The exec producers had nevertheless decided before last year’s event who would speak in the unlikely event of a win. That fell on Paul Weitz, who abstained from alcohol during the dinner for that reason, yet still had trouble with his speech. “I had a long-range pair of glasses and a pair for reading,” he said. “I had the wrong pair.”

Season three of Mozart starts Dec. 9 on Amazon and features, among other offbeat moments, an episode at Rikers Island, the famed New York City jail. Coppola directed that episode, which is set up as a documentary within the Mozart narrative. The orchestra plays for about 110 inmates. “I got to speak with them as part of the episode, and chat about their experiences,” said Coppola. “Hearing their reactions was really gratifying.”

Another season three highlight is an episode directed by star Gael Garcia Bernal and Bernal’s character Rodrigo conducting an opera performance by Monica Bellucci’s Alessandra character.

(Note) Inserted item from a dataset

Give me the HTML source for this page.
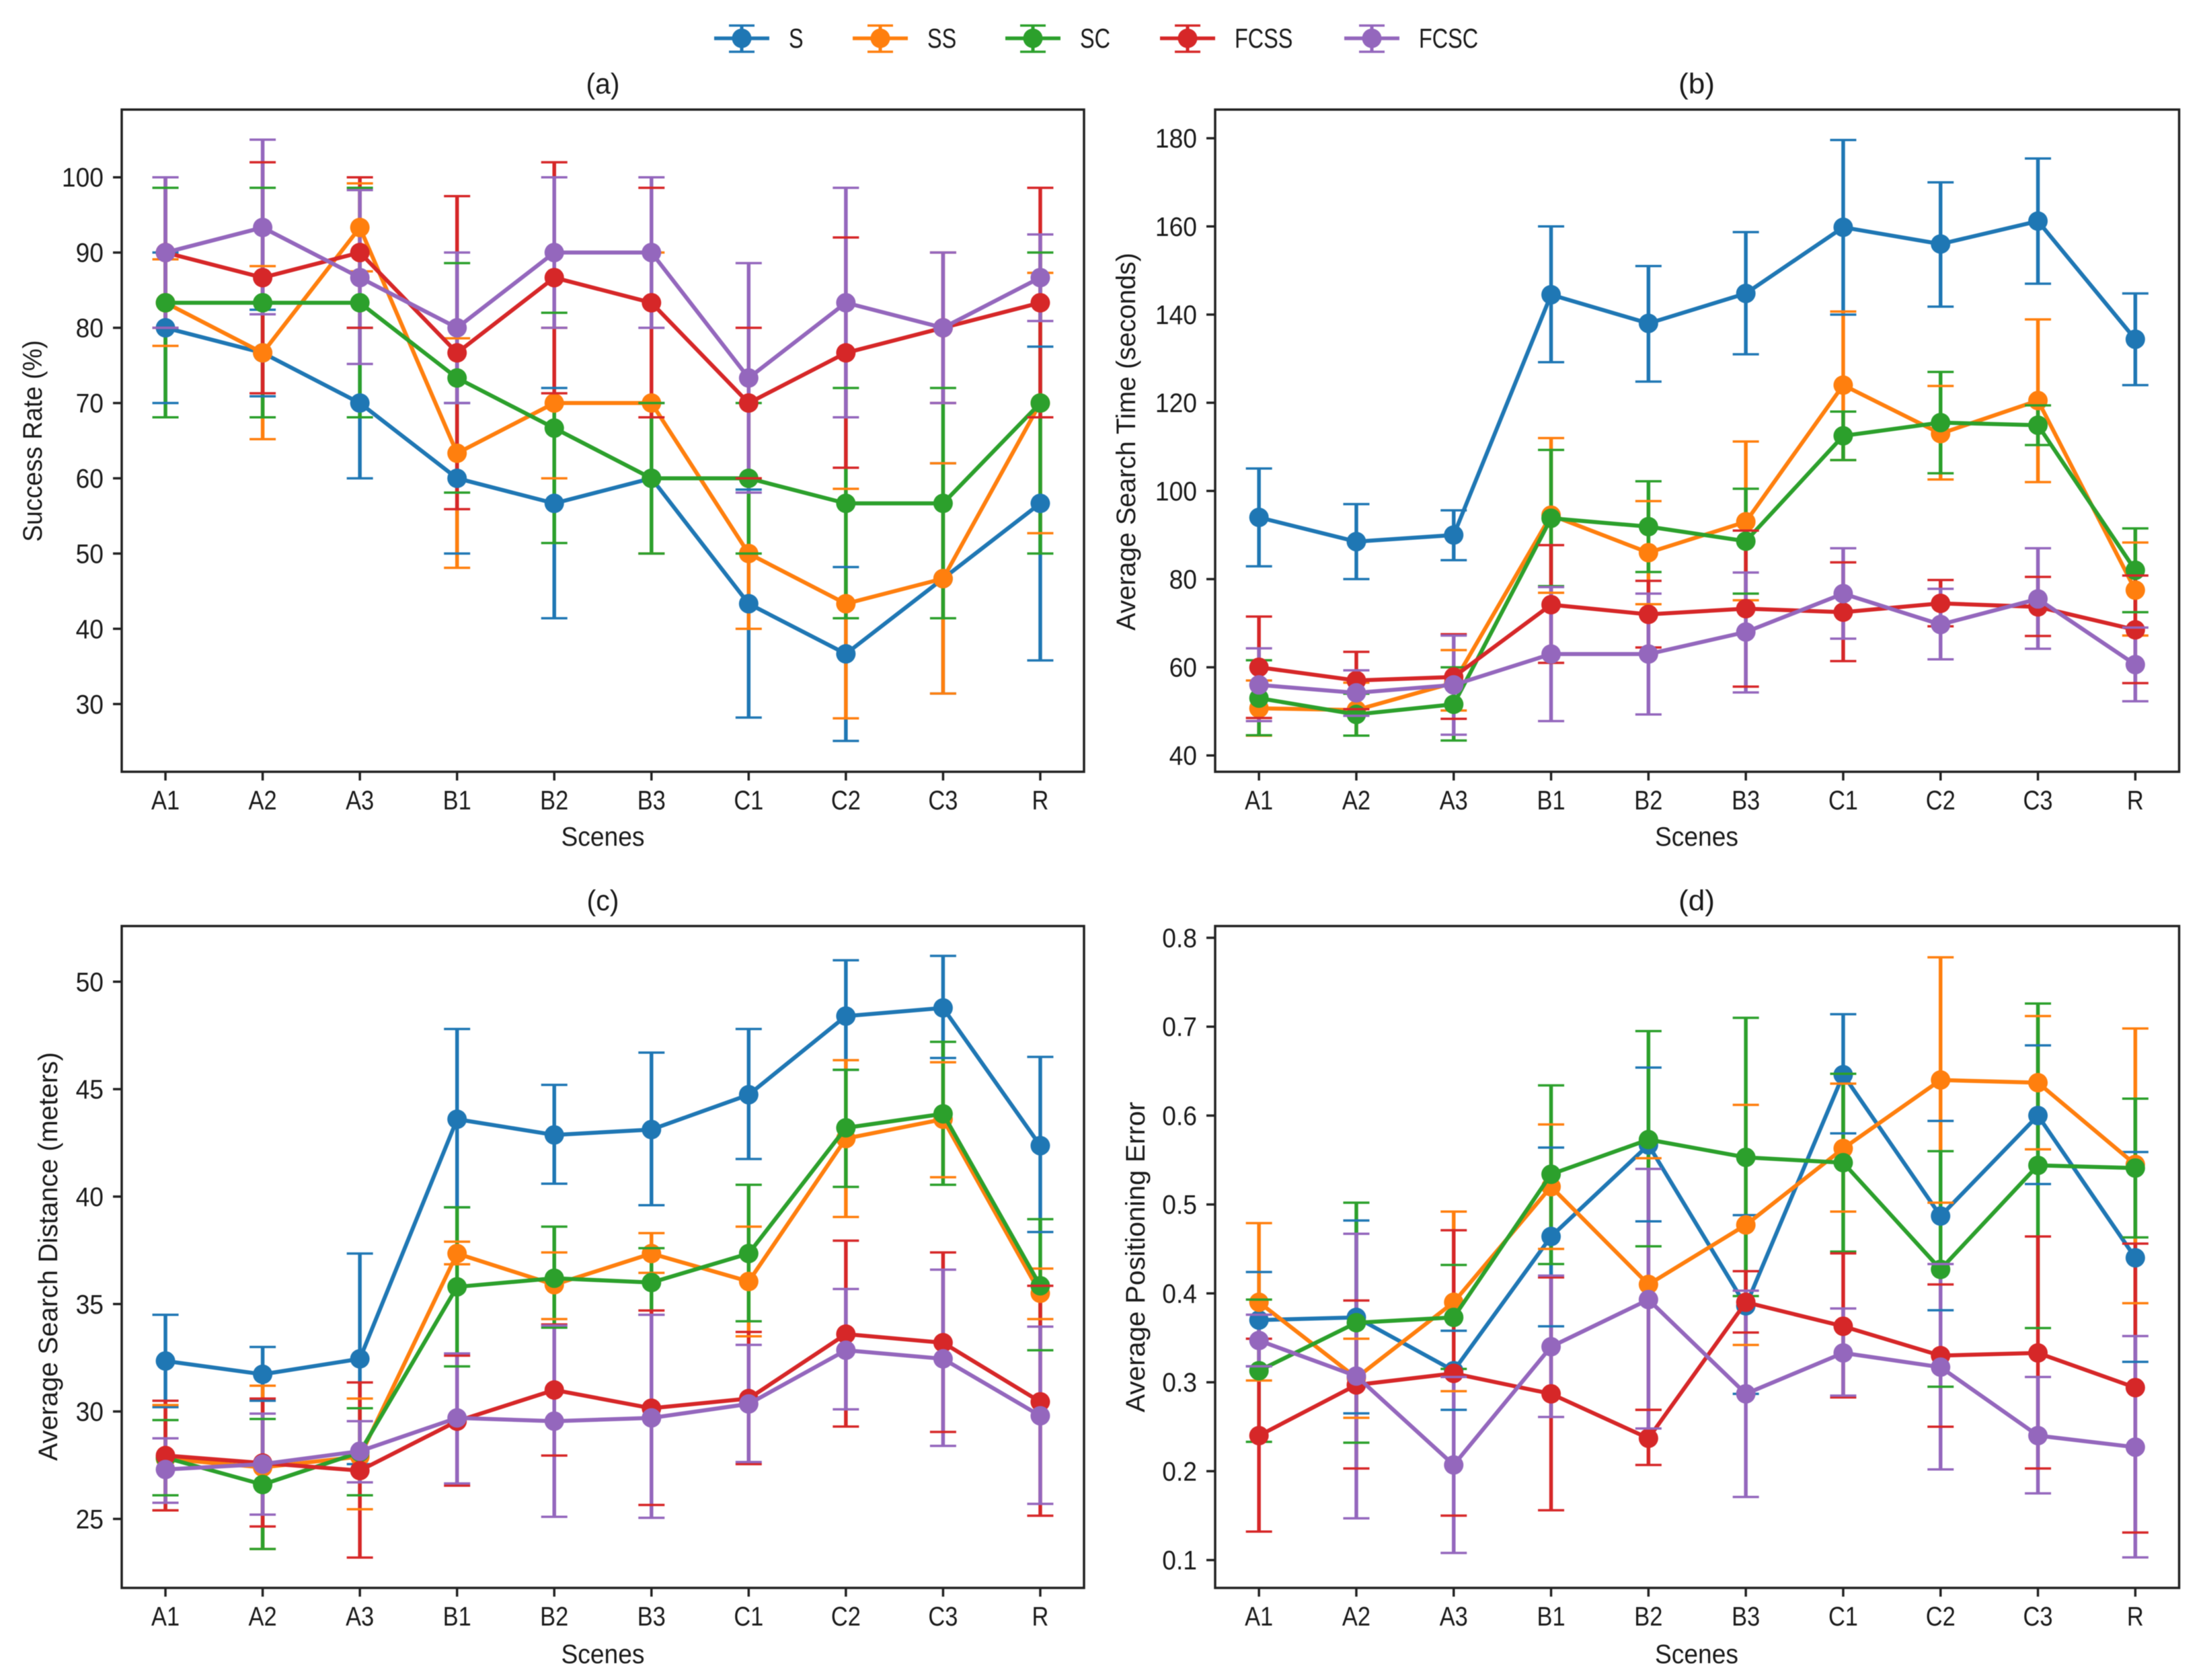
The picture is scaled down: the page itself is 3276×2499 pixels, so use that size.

Coppola, Weitz, Jason Schwartzman and Will Graham are the executive producers. A number of them have rich film resumes but seem happy working in television for the moment. Coppola said something one hears now and then from Amazon comedy creators—shooting 10 half-hours can feel an awful lot like shooting a (longish) movie.

Weitz, who has a handful of TV credits on his resume, said they are “completely in the dark” regarding viewership numbers, and he’s elated to be off the Nielsen grid. “It’s fantastic to be able to do 10 shows without worrying about one of a thousand Nielsen families having a bad stomach that night and not watching your show,” he said, “and you get canceled the next day.” (Weitz did add that he was being somewhat “simplistic” in his description.)

Amazon recently made the somewhat surprising move of canceling Good Girls Revoltafter just one season, so ratings do matter at the streaming service.

The E.P.s are keen to keep Mozart humming for at least a few more seasons. “I never really thought about it, but I feel like there’s a lot of story between all these characters of different ages,” said Coppola. “I think it has a lot of legs.”